◆ **Work required**:
Please write the listing below out again exactly, leaving every picture behind.

Start of Supplied data

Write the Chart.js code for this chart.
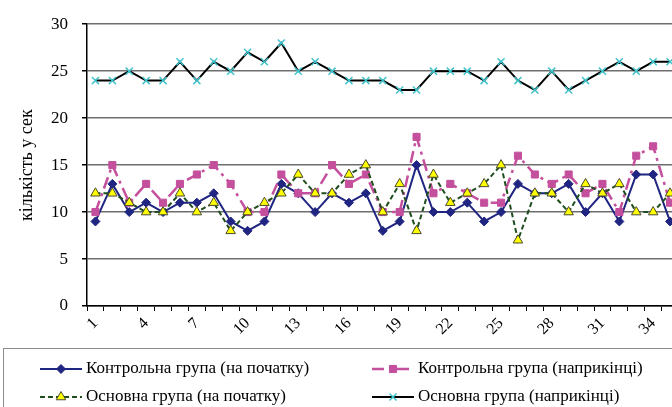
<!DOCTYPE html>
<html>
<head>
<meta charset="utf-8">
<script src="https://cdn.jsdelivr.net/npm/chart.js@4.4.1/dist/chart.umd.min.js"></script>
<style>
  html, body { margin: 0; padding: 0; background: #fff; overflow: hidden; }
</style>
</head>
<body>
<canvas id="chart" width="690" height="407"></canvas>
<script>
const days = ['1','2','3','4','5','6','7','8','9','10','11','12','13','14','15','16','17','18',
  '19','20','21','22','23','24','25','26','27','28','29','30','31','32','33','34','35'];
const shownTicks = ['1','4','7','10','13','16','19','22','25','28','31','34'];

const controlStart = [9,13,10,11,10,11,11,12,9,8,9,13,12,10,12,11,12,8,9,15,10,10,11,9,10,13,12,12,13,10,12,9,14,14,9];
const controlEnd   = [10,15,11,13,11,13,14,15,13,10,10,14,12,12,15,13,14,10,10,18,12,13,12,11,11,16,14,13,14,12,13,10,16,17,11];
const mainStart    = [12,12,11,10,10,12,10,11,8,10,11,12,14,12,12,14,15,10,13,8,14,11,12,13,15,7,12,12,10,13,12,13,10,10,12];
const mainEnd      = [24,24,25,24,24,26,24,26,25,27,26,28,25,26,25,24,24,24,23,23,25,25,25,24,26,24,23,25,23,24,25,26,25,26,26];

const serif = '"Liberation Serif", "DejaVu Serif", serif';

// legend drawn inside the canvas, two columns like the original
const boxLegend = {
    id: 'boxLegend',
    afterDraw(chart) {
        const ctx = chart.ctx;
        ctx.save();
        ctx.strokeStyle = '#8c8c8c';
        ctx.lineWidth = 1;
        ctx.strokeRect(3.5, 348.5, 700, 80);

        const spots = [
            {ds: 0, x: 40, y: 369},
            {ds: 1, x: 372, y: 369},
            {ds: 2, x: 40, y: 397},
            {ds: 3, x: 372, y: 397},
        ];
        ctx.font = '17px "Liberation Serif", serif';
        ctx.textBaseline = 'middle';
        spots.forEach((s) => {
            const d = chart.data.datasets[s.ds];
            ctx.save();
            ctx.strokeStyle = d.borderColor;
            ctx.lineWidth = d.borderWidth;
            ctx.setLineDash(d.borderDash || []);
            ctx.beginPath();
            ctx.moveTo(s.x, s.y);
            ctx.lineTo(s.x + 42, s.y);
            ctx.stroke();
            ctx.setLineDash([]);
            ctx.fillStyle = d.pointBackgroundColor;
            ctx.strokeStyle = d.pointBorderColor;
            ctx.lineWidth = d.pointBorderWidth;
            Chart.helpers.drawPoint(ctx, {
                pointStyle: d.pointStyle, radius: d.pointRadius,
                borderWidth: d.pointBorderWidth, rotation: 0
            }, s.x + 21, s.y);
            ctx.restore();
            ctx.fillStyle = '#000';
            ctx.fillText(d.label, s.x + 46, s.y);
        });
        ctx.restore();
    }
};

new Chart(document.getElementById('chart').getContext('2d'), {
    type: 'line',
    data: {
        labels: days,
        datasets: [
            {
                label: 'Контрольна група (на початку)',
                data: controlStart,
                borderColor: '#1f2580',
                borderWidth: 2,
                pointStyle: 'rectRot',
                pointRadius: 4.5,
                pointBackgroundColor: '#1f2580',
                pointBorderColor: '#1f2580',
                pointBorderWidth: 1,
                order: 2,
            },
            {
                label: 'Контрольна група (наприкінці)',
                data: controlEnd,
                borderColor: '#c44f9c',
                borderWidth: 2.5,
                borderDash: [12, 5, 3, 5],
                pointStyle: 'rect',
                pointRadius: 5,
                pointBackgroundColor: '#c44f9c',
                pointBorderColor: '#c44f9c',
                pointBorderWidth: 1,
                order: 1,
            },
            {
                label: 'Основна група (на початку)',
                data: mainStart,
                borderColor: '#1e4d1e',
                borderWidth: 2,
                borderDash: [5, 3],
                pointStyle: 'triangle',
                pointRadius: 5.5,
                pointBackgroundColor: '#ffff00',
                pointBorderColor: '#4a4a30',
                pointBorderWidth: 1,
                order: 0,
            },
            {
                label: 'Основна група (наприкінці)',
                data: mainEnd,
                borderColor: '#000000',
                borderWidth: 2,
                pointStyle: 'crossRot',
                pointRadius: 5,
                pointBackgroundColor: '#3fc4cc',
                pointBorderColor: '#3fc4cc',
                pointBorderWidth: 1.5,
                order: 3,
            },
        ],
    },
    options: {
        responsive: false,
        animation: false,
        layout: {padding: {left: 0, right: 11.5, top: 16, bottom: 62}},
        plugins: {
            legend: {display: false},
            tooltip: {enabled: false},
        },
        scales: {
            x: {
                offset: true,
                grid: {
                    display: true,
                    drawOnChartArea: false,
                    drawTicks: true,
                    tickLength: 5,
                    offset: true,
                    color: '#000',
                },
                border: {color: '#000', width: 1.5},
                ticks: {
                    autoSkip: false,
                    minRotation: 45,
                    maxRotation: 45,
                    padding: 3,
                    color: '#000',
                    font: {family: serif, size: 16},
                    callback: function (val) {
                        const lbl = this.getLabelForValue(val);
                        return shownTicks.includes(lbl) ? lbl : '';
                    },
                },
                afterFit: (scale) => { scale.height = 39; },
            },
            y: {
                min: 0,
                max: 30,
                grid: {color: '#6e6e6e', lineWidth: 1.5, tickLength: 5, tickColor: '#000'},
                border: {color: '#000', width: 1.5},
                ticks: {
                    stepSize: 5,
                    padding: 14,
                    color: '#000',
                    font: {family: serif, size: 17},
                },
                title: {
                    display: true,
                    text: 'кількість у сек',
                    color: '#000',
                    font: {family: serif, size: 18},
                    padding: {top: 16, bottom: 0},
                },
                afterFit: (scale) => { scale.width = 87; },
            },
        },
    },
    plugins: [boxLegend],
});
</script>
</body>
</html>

End of Supplied data

◆ **Correct response**:
Write the Chart.js code for this chart.
<!DOCTYPE html>
<html>
<head>
<meta charset="utf-8">
<script src="https://cdn.jsdelivr.net/npm/chart.js@4.4.1/dist/chart.umd.min.js"></script>
<style>
  html, body { margin: 0; padding: 0; background: #fff; overflow: hidden; }
</style>
</head>
<body>
<canvas id="chart" width="690" height="407"></canvas>
<script>
const days = ['1','2','3','4','5','6','7','8','9','10','11','12','13','14','15','16','17','18',
  '19','20','21','22','23','24','25','26','27','28','29','30','31','32','33','34','35'];
const shownTicks = ['1','4','7','10','13','16','19','22','25','28','31','34'];

const controlStart = [9,13,10,11,10,11,11,12,9,8,9,13,12,10,12,11,12,8,9,15,10,10,11,9,10,13,12,12,13,10,12,9,14,14,9];
const controlEnd   = [10,15,11,13,11,13,14,15,13,10,10,14,12,12,15,13,14,10,10,18,12,13,12,11,11,16,14,13,14,12,13,10,16,17,11];
const mainStart    = [12,12,11,10,10,12,10,11,8,10,11,12,14,12,12,14,15,10,13,8,14,11,12,13,15,7,12,12,10,13,12,13,10,10,12];
const mainEnd      = [24,24,25,24,24,26,24,26,25,27,26,28,25,26,25,24,24,24,23,23,25,25,25,24,26,24,23,25,23,24,25,26,25,26,26];

const serif = '"Liberation Serif", "DejaVu Serif", serif';

// legend drawn inside the canvas, two columns like the original
const boxLegend = {
    id: 'boxLegend',
    afterDraw(chart) {
        const ctx = chart.ctx;
        ctx.save();
        ctx.strokeStyle = '#8c8c8c';
        ctx.lineWidth = 1;
        ctx.strokeRect(3.5, 348.5, 700, 80);

        const spots = [
            {ds: 0, x: 40, y: 369},
            {ds: 1, x: 372, y: 369},
            {ds: 2, x: 40, y: 397},
            {ds: 3, x: 372, y: 397},
        ];
        ctx.font = '17px "Liberation Serif", serif';
        ctx.textBaseline = 'middle';
        spots.forEach((s) => {
            const d = chart.data.datasets[s.ds];
            ctx.save();
            ctx.strokeStyle = d.borderColor;
            ctx.lineWidth = d.borderWidth;
            ctx.setLineDash(d.borderDash || []);
            ctx.beginPath();
            ctx.moveTo(s.x, s.y);
            ctx.lineTo(s.x + 42, s.y);
            ctx.stroke();
            ctx.setLineDash([]);
            ctx.fillStyle = d.pointBackgroundColor;
            ctx.strokeStyle = d.pointBorderColor;
            ctx.lineWidth = d.pointBorderWidth;
            Chart.helpers.drawPoint(ctx, {
                pointStyle: d.pointStyle, radius: d.pointRadius,
                borderWidth: d.pointBorderWidth, rotation: 0
            }, s.x + 21, s.y);
            ctx.restore();
            ctx.fillStyle = '#000';
            ctx.fillText(d.label, s.x + 46, s.y);
        });
        ctx.restore();
    }
};

new Chart(document.getElementById('chart').getContext('2d'), {
    type: 'line',
    data: {
        labels: days,
        datasets: [
            {
                label: 'Контрольна група (на початку)',
                data: controlStart,
                borderColor: '#1f2580',
                borderWidth: 2,
                pointStyle: 'rectRot',
                pointRadius: 4.5,
                pointBackgroundColor: '#1f2580',
                pointBorderColor: '#1f2580',
                pointBorderWidth: 1,
                order: 2,
            },
            {
                label: 'Контрольна група (наприкінці)',
                data: controlEnd,
                borderColor: '#c44f9c',
                borderWidth: 2.5,
                borderDash: [12, 5, 3, 5],
                pointStyle: 'rect',
                pointRadius: 5,
                pointBackgroundColor: '#c44f9c',
                pointBorderColor: '#c44f9c',
                pointBorderWidth: 1,
                order: 1,
            },
            {
                label: 'Основна група (на початку)',
                data: mainStart,
                borderColor: '#1e4d1e',
                borderWidth: 2,
                borderDash: [5, 3],
                pointStyle: 'triangle',
                pointRadius: 5.5,
                pointBackgroundColor: '#ffff00',
                pointBorderColor: '#4a4a30',
                pointBorderWidth: 1,
                order: 0,
            },
            {
                label: 'Основна група (наприкінці)',
                data: mainEnd,
                borderColor: '#000000',
                borderWidth: 2,
                pointStyle: 'crossRot',
                pointRadius: 5,
                pointBackgroundColor: '#3fc4cc',
                pointBorderColor: '#3fc4cc',
                pointBorderWidth: 1.5,
                order: 3,
            },
        ],
    },
    options: {
        responsive: false,
        animation: false,
        layout: {padding: {left: 0, right: 11.5, top: 16, bottom: 62}},
        plugins: {
            legend: {display: false},
            tooltip: {enabled: false},
        },
        scales: {
            x: {
                offset: true,
                grid: {
                    display: true,
                    drawOnChartArea: false,
                    drawTicks: true,
                    tickLength: 5,
                    offset: true,
                    color: '#000',
                },
                border: {color: '#000', width: 1.5},
                ticks: {
                    autoSkip: false,
                    minRotation: 45,
                    maxRotation: 45,
                    padding: 3,
                    color: '#000',
                    font: {family: serif, size: 16},
                    callback: function (val) {
                        const lbl = this.getLabelForValue(val);
                        return shownTicks.includes(lbl) ? lbl : '';
                    },
                },
                afterFit: (scale) => { scale.height = 39; },
            },
            y: {
                min: 0,
                max: 30,
                grid: {color: '#6e6e6e', lineWidth: 1.5, tickLength: 5, tickColor: '#000'},
                border: {color: '#000', width: 1.5},
                ticks: {
                    stepSize: 5,
                    padding: 14,
                    color: '#000',
                    font: {family: serif, size: 17},
                },
                title: {
                    display: true,
                    text: 'кількість у сек',
                    color: '#000',
                    font: {family: serif, size: 18},
                    padding: {top: 16, bottom: 0},
                },
                afterFit: (scale) => { scale.width = 87; },
            },
        },
    },
    plugins: [boxLegend],
});
</script>
</body>
</html>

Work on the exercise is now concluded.